## Challenge
Scan the material that follows. Copy every line containing the word "this".

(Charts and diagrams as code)
☆ ☆ ☆ ☆ ☆
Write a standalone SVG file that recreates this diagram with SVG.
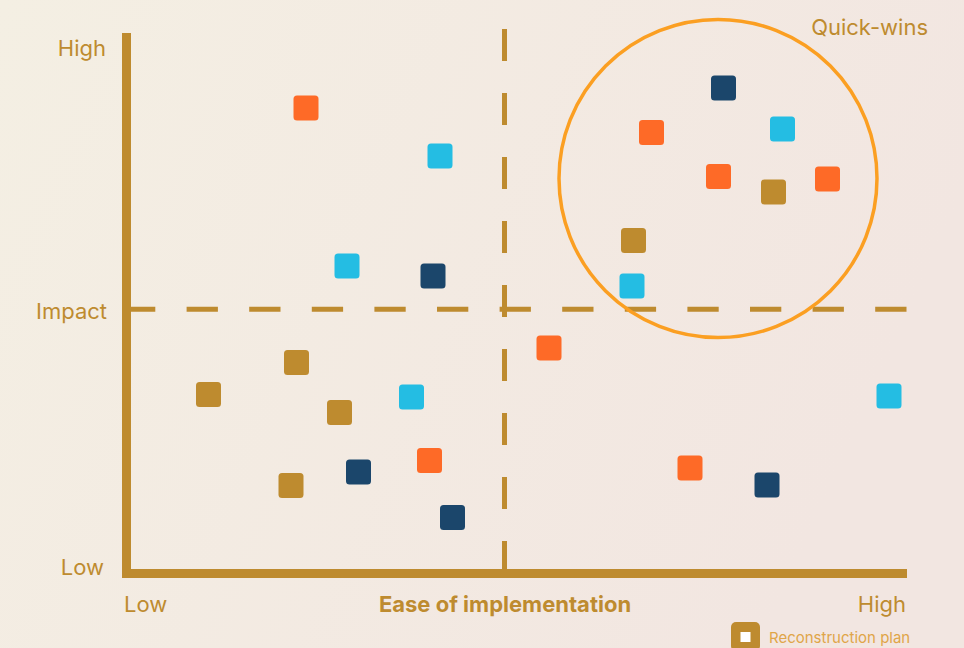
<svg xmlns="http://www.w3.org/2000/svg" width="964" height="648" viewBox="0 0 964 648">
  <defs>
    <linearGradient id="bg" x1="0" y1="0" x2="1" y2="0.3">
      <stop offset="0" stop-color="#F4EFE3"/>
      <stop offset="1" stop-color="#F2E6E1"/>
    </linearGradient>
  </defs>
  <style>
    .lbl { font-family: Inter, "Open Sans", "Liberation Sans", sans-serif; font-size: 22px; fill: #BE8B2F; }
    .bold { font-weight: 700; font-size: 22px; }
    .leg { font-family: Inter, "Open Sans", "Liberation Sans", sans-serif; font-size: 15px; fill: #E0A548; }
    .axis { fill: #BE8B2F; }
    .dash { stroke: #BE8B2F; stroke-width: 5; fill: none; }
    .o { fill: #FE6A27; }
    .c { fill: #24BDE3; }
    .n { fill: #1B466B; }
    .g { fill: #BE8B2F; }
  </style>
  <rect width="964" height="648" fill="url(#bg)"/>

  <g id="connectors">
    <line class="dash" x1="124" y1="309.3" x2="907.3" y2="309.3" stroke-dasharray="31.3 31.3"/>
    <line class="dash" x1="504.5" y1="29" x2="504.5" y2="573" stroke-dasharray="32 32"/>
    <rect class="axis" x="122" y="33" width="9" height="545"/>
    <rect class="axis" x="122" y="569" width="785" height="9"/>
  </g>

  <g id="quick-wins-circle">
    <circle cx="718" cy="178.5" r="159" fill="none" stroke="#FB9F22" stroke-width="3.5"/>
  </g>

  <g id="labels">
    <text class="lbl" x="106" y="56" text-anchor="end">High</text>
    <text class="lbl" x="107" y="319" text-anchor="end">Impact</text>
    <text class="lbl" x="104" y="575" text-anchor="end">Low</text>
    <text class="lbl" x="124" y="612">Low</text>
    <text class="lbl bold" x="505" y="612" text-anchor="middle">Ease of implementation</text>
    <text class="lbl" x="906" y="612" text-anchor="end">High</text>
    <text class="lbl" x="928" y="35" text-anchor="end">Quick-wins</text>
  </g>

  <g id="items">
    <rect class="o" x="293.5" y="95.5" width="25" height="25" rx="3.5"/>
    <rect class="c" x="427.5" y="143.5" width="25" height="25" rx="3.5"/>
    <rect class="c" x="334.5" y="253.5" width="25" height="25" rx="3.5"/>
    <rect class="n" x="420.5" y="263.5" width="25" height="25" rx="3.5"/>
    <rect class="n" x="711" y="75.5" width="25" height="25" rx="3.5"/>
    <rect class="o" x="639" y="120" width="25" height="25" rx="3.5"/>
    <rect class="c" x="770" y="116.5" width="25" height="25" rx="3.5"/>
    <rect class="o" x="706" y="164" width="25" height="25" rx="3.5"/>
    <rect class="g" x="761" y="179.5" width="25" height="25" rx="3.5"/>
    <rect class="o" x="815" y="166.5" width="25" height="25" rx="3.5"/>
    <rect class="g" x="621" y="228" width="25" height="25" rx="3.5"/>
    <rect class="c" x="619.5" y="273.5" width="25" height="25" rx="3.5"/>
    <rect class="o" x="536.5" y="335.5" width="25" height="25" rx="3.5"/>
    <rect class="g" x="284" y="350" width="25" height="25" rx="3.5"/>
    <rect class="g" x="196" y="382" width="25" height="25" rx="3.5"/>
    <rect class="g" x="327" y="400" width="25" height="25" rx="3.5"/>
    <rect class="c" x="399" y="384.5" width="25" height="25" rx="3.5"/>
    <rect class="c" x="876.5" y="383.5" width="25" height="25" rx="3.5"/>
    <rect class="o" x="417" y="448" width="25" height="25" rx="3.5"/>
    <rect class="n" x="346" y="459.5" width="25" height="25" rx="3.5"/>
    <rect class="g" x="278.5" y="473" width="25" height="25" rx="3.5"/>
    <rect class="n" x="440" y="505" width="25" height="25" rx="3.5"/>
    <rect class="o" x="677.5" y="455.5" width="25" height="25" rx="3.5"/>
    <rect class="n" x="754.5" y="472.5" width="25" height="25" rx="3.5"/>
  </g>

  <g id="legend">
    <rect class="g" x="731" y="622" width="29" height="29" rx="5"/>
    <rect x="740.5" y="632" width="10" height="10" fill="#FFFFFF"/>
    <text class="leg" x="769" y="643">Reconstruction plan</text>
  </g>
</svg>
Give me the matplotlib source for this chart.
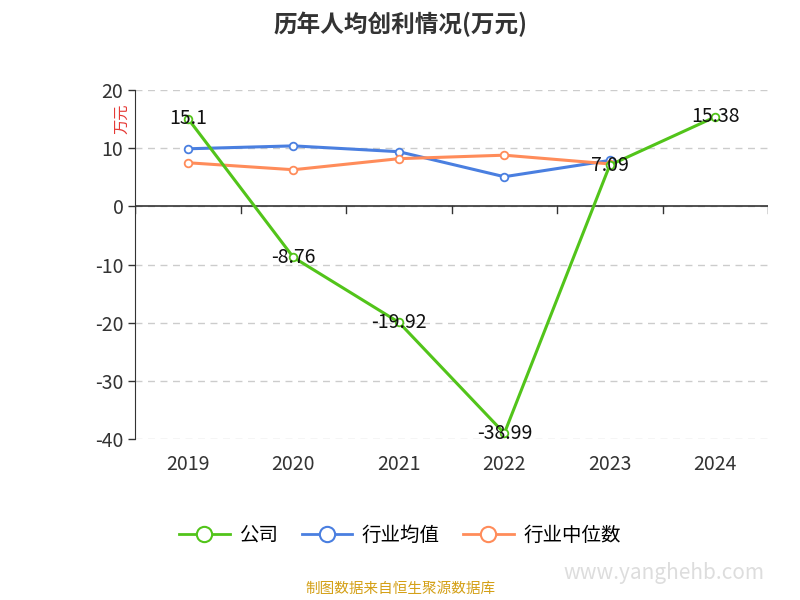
☆ ☆ ☆ ☆ ☆
## Task result
Write a standalone SVG file that recreates this diagram with SVG.
Give me the matplotlib source for this chart.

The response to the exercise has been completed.